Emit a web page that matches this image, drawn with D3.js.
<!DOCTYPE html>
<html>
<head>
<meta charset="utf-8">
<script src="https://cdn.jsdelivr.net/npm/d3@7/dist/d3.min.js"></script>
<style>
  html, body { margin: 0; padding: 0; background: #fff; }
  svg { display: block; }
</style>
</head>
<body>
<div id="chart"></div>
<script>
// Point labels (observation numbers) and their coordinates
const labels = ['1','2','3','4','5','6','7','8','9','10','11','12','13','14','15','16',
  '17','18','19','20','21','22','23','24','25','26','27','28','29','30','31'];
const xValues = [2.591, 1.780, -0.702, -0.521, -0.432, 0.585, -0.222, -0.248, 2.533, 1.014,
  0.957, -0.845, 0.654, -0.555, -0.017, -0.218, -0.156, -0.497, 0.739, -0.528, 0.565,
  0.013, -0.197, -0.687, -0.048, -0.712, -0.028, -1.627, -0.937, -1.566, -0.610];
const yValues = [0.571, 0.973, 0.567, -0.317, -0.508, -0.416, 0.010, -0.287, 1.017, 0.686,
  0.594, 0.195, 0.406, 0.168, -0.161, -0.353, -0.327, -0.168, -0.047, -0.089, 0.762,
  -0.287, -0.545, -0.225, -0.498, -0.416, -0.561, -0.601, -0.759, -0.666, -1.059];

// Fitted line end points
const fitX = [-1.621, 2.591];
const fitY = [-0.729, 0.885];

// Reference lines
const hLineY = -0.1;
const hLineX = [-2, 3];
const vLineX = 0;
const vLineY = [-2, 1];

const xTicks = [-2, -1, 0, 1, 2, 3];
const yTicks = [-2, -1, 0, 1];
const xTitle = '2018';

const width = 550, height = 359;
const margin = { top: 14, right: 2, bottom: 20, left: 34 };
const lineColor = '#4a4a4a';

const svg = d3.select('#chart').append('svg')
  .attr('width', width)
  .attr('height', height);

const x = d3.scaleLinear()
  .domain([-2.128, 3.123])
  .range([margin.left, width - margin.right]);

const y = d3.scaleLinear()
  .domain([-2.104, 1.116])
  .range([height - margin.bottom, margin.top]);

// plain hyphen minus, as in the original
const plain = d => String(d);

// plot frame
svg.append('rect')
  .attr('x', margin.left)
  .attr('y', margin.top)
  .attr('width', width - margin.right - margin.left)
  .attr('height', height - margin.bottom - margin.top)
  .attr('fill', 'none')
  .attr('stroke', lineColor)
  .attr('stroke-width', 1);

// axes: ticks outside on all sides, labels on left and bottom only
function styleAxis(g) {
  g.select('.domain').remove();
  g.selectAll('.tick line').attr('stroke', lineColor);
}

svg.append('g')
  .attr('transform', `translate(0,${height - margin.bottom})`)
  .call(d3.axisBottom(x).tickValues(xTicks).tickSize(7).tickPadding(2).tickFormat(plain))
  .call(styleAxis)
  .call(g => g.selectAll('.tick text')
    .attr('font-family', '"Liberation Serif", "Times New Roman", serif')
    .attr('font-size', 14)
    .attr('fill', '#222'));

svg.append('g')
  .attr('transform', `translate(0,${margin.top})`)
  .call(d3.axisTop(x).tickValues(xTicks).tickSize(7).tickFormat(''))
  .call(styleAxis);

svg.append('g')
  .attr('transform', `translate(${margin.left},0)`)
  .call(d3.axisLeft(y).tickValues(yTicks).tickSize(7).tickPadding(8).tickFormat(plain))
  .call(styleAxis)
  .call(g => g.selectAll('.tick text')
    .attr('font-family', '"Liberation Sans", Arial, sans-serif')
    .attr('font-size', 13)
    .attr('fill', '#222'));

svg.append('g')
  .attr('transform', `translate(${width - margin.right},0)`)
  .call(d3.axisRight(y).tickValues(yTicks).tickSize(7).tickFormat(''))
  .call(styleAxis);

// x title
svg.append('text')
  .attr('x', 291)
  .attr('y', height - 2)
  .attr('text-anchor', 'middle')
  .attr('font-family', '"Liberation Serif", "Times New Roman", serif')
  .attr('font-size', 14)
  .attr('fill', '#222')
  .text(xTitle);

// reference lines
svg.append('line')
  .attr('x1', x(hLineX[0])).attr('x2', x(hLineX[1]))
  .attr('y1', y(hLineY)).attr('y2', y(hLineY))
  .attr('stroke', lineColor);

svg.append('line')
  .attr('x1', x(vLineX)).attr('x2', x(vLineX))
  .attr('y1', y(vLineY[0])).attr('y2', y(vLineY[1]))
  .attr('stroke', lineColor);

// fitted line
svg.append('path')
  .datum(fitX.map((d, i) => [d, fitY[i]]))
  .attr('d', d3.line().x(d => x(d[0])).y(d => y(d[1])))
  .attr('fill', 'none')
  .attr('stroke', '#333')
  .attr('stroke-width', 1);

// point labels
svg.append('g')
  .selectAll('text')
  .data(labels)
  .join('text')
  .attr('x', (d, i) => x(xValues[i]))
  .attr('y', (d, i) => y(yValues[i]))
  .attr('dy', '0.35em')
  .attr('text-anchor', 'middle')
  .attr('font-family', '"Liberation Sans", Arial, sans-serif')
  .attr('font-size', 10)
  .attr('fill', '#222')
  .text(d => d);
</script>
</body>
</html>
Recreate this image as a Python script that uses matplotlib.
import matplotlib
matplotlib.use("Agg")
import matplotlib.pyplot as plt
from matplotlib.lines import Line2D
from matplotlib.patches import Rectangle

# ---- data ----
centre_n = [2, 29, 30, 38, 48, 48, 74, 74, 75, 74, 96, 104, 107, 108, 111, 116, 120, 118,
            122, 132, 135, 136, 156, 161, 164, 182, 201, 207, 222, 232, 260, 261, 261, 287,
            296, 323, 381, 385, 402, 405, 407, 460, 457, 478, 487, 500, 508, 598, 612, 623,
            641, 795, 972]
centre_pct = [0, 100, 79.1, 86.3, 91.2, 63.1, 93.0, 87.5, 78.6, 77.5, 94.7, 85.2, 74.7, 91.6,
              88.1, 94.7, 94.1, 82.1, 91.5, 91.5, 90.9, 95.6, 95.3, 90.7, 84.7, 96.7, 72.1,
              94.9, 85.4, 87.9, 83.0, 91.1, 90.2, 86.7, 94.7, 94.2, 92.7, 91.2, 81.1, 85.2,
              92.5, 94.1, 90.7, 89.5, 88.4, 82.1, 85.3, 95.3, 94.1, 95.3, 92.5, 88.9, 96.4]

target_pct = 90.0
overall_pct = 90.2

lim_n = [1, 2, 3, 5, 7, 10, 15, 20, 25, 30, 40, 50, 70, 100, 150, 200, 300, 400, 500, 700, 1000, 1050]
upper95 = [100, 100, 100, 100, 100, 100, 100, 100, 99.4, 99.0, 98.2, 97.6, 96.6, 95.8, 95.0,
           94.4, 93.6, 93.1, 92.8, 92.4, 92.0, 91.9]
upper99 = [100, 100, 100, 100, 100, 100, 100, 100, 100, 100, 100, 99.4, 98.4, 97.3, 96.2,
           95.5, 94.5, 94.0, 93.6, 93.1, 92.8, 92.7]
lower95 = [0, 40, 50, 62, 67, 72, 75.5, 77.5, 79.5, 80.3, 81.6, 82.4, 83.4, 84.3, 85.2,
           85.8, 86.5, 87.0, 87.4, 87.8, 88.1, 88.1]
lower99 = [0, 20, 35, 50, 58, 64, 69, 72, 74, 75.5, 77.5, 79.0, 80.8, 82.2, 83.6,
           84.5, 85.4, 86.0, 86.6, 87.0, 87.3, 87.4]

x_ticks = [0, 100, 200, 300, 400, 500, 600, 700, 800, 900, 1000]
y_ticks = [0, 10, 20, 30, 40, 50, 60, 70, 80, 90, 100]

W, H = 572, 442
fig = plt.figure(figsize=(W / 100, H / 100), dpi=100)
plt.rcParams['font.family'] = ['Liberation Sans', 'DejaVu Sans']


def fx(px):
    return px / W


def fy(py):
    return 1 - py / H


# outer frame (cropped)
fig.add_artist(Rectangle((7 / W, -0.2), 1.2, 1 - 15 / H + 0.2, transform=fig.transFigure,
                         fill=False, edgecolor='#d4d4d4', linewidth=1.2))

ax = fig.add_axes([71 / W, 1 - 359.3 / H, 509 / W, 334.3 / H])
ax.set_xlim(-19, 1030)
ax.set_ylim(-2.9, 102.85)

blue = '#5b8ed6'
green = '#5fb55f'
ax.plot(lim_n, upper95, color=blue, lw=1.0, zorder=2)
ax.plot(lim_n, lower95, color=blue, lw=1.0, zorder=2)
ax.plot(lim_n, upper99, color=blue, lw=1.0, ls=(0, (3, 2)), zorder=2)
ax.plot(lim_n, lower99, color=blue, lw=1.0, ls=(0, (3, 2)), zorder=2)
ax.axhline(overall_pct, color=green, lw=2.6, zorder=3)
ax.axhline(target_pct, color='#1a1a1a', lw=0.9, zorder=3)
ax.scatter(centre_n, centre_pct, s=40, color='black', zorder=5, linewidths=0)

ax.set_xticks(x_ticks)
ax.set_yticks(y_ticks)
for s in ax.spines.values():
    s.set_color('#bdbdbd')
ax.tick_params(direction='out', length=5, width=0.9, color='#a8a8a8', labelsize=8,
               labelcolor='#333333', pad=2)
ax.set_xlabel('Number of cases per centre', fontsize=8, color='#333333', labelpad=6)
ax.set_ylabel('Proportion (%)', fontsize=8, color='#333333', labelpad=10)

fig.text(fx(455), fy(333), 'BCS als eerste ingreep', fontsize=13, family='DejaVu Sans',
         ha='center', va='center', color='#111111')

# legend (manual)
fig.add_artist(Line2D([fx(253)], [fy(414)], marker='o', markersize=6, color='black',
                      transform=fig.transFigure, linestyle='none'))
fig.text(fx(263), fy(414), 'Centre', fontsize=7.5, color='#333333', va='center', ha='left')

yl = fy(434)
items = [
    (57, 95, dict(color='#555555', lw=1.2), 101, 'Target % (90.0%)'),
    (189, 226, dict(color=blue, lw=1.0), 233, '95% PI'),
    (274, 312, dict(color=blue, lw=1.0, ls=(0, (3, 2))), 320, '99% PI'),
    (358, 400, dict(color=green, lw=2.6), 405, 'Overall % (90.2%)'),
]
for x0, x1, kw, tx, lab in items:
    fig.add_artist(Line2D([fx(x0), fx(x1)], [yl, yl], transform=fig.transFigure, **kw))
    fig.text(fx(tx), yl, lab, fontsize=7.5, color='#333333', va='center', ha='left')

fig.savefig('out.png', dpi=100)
════════════════════
| What the task asks |
Your output must be the lines of the material above, from the first through the line that contains "const xTitle = '2018';", copied exactly. Include both endpoints and nothing else.

| Final result |
Emit a web page that matches this image, drawn with D3.js.
<!DOCTYPE html>
<html>
<head>
<meta charset="utf-8">
<script src="https://cdn.jsdelivr.net/npm/d3@7/dist/d3.min.js"></script>
<style>
  html, body { margin: 0; padding: 0; background: #fff; }
  svg { display: block; }
</style>
</head>
<body>
<div id="chart"></div>
<script>
// Point labels (observation numbers) and their coordinates
const labels = ['1','2','3','4','5','6','7','8','9','10','11','12','13','14','15','16',
  '17','18','19','20','21','22','23','24','25','26','27','28','29','30','31'];
const xValues = [2.591, 1.780, -0.702, -0.521, -0.432, 0.585, -0.222, -0.248, 2.533, 1.014,
  0.957, -0.845, 0.654, -0.555, -0.017, -0.218, -0.156, -0.497, 0.739, -0.528, 0.565,
  0.013, -0.197, -0.687, -0.048, -0.712, -0.028, -1.627, -0.937, -1.566, -0.610];
const yValues = [0.571, 0.973, 0.567, -0.317, -0.508, -0.416, 0.010, -0.287, 1.017, 0.686,
  0.594, 0.195, 0.406, 0.168, -0.161, -0.353, -0.327, -0.168, -0.047, -0.089, 0.762,
  -0.287, -0.545, -0.225, -0.498, -0.416, -0.561, -0.601, -0.759, -0.666, -1.059];

// Fitted line end points
const fitX = [-1.621, 2.591];
const fitY = [-0.729, 0.885];

// Reference lines
const hLineY = -0.1;
const hLineX = [-2, 3];
const vLineX = 0;
const vLineY = [-2, 1];

const xTicks = [-2, -1, 0, 1, 2, 3];
const yTicks = [-2, -1, 0, 1];
const xTitle = '2018';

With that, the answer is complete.